I am completely stuck on this multiple choice trees question. In this multiple-choice question, more than one option can be correct. I believe this is a trees question; if it is not, then I have gone down the wrong rabbit-hole!
Assuming that this question is a trees question , here is my logic/thought-process:
I can confidently eliminate option D as a potential option as through the definition of trees, all trees are graphs.
I think that option A is a potentially correct option as I believe the trees in question satisfy the definition of an asymmetric relation. The definition of an asymmetric relation is as follows: A relation R on a set A is called asymmetric if (a,b) ∈ R implies that (b,a) ∉ R for all a,b ∈ A.
I'm not entirely sure about option B either; if I had to guess, it is incorrect but I'm not fully understanding what message the option is trying to convey.
Please can someone help me with this question as I am absolutely stumped by it.
You can access the question here:
Thank you for reading.
A: It is indeed an asymmetric relation. Recall the graph theoretical interpretation of symmetric relations and assymetric relations. Symmetric relations are when pictured as graphs those relations who where if any arrows appear (not counting loops) the arrows are double-sided and have pointy ends on both ends. Antisymmetric relations are when pictured as graphs those who all arrows if any appear are single-sided.
B: This is correct, and to see why you must first understand what they are talking about and recognize the labels on the points in the image as being relevant. Here, we have as examples $(1,a)$ is a pair in the relation and so too is $(2,m)$. We do have that $1<2$ and we also have that $a$ appears before $m$ in alphabetical order. In order for B to have been false, then we would have needed to have found some examples of numbers $x_1,x_2$ and letters $y_1,y_2$ such that $(x_1,y_1)$ and $(x_2,y_2)$ were pairs in the relation with $x_1<x_2$ while at the same time $y_1$ not appearing before $y_2$. By inspection, no such choices exist which invalidate the statement and so statement B is indeed true. All of the letters associated with $1$ do indeed appear before each letter associated with 2 and similarly before those associated with 3.
C: This is transitive.
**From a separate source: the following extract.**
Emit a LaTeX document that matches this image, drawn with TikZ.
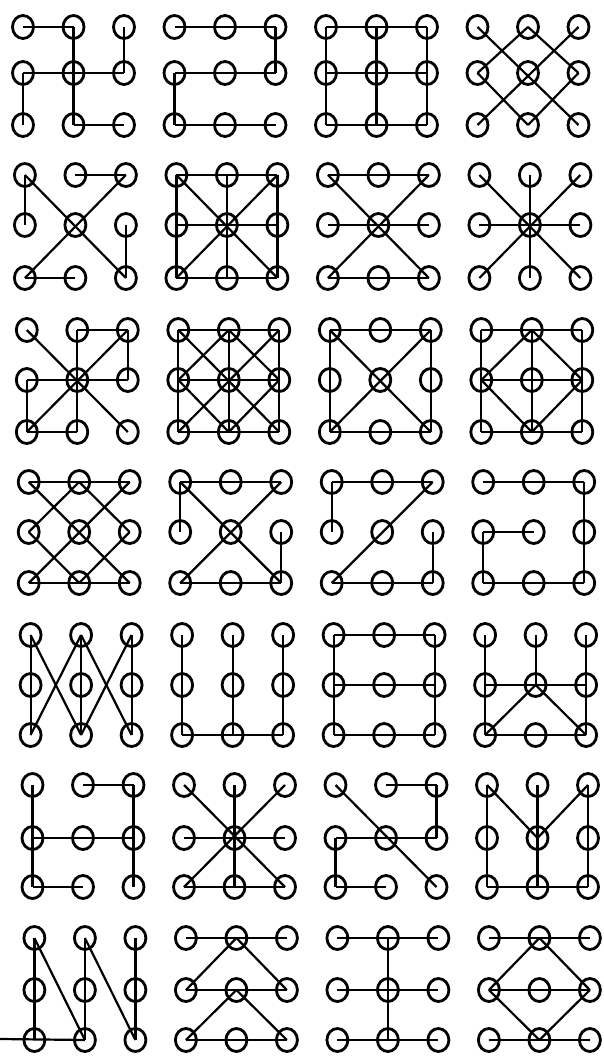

Do not get fooled by the definition of transitivity which is often written with three variable names that those variables must all refer to different elements. Transitivity says that IF we have an $a,b,c$ (not necessarily distinct) such that $a\sim b$ and $b\sim c$ then these would imply that $a\sim c$. In the event there are no loops and the relation is not reflexive, then we can not ever find examples of $a,b,c$ such that $a\sim b$ and $b\sim c$ and so the relation is vacuously transitive. Even if we were to assume that the pictured relation was reflexive and the loops were just not visibly shown (as is common for Hasse diagrams) we would still have this as transitive. An often better description of transitivity is given in the graph theoretic explanation: To be transitive requires that "If you can go from one point to another along a directed path, possibly involving multiple edges in the process, then there needs to be a direct route as well involving only a single edge." That is clearly the case here as the only possible paths you can take are of length 1 anyways.
D: "The picture depicts a set of directed trees, thus is not a graph" Well... that depends on what specifically is meant. Yes, as pictured since the edges are directed it is a digraph and digraphs are a specific type of object who have a name different than "graph" and so in that sense, yes this is correct... however one could argue that digraphs are graphs with extra information. Saying that it is a digraph and not a graph is like saying that $(\Bbb R,+,\times)$ is a field and not a group like $(\Bbb R,+)$. That gets into more a question of language and depending on who is talking I could believe the argument could go in either way, largely revolving around what the meaning of the word "is" is.